My Lords, has the Minister seen the reports that people who used to work for Conservative Prime Ministers and the Conservative Party have set up false sites on Facebook and other social media, under false names, and attacked the Labour Party? When will that kind of manipulation, falsehood and lying by Conservatives be stopped and outlawed?

Photo of Baroness Bloomfield of Hinton Waldrist Baroness Bloomfield of Hinton Waldrist Baroness in Waiting (HM Household) (Whip)

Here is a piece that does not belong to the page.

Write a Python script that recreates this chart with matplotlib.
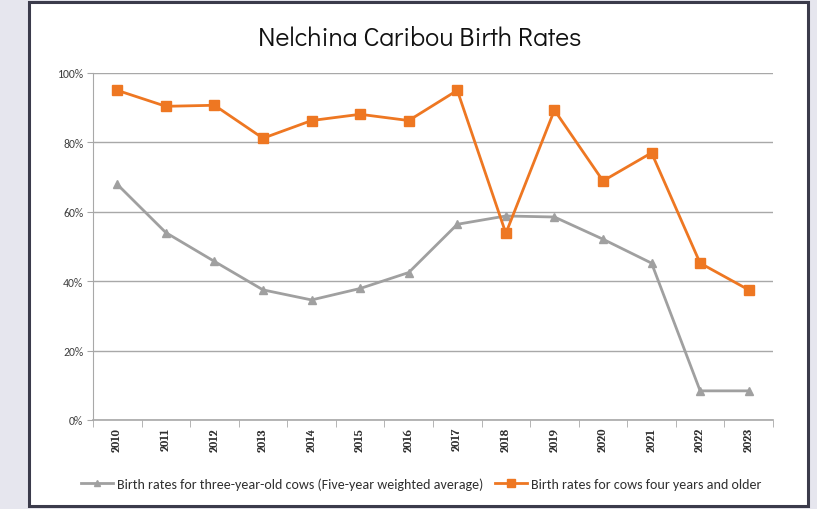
import matplotlib
matplotlib.use("Agg")
import matplotlib.pyplot as plt
from matplotlib.patches import Rectangle
from matplotlib.ticker import FuncFormatter, FixedLocator

years = ["2010", "2011", "2012", "2013", "2014", "2015", "2016",
         "2017", "2018", "2019", "2020", "2021", "2022", "2023"]
three_year_old = [67.9, 54.0, 45.7, 37.5, 34.6, 37.9, 42.5,
                  56.4, 58.8, 58.5, 52.1, 45.2, 8.4, 8.4]
four_plus = [95.0, 90.4, 90.7, 81.2, 86.3, 88.1, 86.3,
             95.0, 53.8, 89.3, 68.9, 77.0, 45.2, 37.5]
label_three = "Birth rates for three-year-old cows (Five-year weighted average)"
label_four = "Birth rates for cows four years and older"
title = "Nelchina Caribou Birth Rates"

W, H = 817, 510
fig = plt.figure(figsize=(W / 100, H / 100), dpi=100)
fig.patch.set_facecolor("#e6e6ee")

panel = Rectangle((28.5 / W, 1 - 507 / H), (808 - 28.5) / W, (507 - 3) / H,
                  transform=fig.transFigure, facecolor="white",
                  edgecolor="#3b3b4b", linewidth=2.2, zorder=-10)
fig.patches.append(panel)

ax = fig.add_axes([93 / W, 1 - 421 / H, (773 - 93) / W, (421 - 74) / H])
ax.set_zorder(5)
ax.set_facecolor("none")

x = list(range(len(years)))
ax.plot(x, three_year_old, color="#a0a0a0", linewidth=2, marker="^",
        markersize=6, label=label_three, zorder=3)
ax.plot(x, four_plus, color="#ee7722", linewidth=2, marker="s",
        markersize=7, label=label_four, zorder=4)

ax.set_xlim(-0.5, len(years) - 0.5)
ax.set_ylim(0, 100)
ax.set_yticks([0, 20, 40, 60, 80, 100])
ax.yaxis.set_major_formatter(FuncFormatter(lambda v, p: f"{int(v)}%"))
ax.grid(axis="y", color="#a8a8a8", linewidth=1)
ax.set_axisbelow(True)

ax.set_xticks(x)
ax.set_xticklabels(years, rotation=90, fontsize=8.5,
                   fontfamily=["Caladea", "DejaVu Serif"],
                   fontweight="bold", color="#303030")
ax.xaxis.set_minor_locator(FixedLocator([i - 0.5 for i in range(len(years) + 1)]))
ax.tick_params(axis="x", which="major", length=0, pad=5)
ax.tick_params(axis="x", which="minor", length=5, color="#a8a8a8", direction="out")
ax.tick_params(axis="y", length=4, color="#a8a8a8", labelsize=8.5,
               labelcolor="#404040", pad=3)
for lab in ax.get_yticklabels():
    lab.set_fontfamily(["Carlito", "DejaVu Sans"])

for s in ["top", "right"]:
    ax.spines[s].set_visible(False)
ax.spines["left"].set_color("#a8a8a8")
ax.spines["bottom"].set_color("#a8a8a8")
ax.spines["bottom"].set_linewidth(1.2)

fig.text(420 / W, 1 - 39 / H, title, ha="center", va="center",
         fontsize=19, fontfamily=["Didact Gothic", "DejaVu Sans"], color="#111111")

leg = fig.legend(loc="center", bbox_to_anchor=(421 / W, 1 - 485 / H),
                 ncol=2, frameon=False, handlelength=2.3,
                 columnspacing=0.8, handletextpad=0.3, markerscale=0.8,
                 prop={"family": ["Carlito", "DejaVu Sans"], "size": 10.1})
for t in leg.get_texts():
    t.set_color("#303030")

fig.savefig("out.png", dpi=100, facecolor=fig.get_facecolor())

I do not recognise those reports; I have not read them myself. However, the Government are committed to increasing transparency in digital campaigning to maintain a fair and proportionate democratic process. To this end, the Government announced, on 5 May this year, that they will implement an imprints regime for digital election material. The defending democracy programme, which we have already set up in the Cabinet Office, also works across government departments to strengthen the integrity of our electoral system.

Photo of Lord Hunt of Kings Heath Lord Hunt of Kings Heath Labour

My Lords, if the Government are so committed to transparency, why have they not released the report of the Intelligence and Security Committee looking at the potential influence of Russian interference in our electoral system?

Photo of Baroness Bloomfield of Hinton Waldrist Baroness Bloomfield of Hinton Waldrist Baroness in Waiting (HM Household) (Whip)

The noble Lord is straying slightly away from the original Question, but the Prime Minister is considering the report and will report in due course.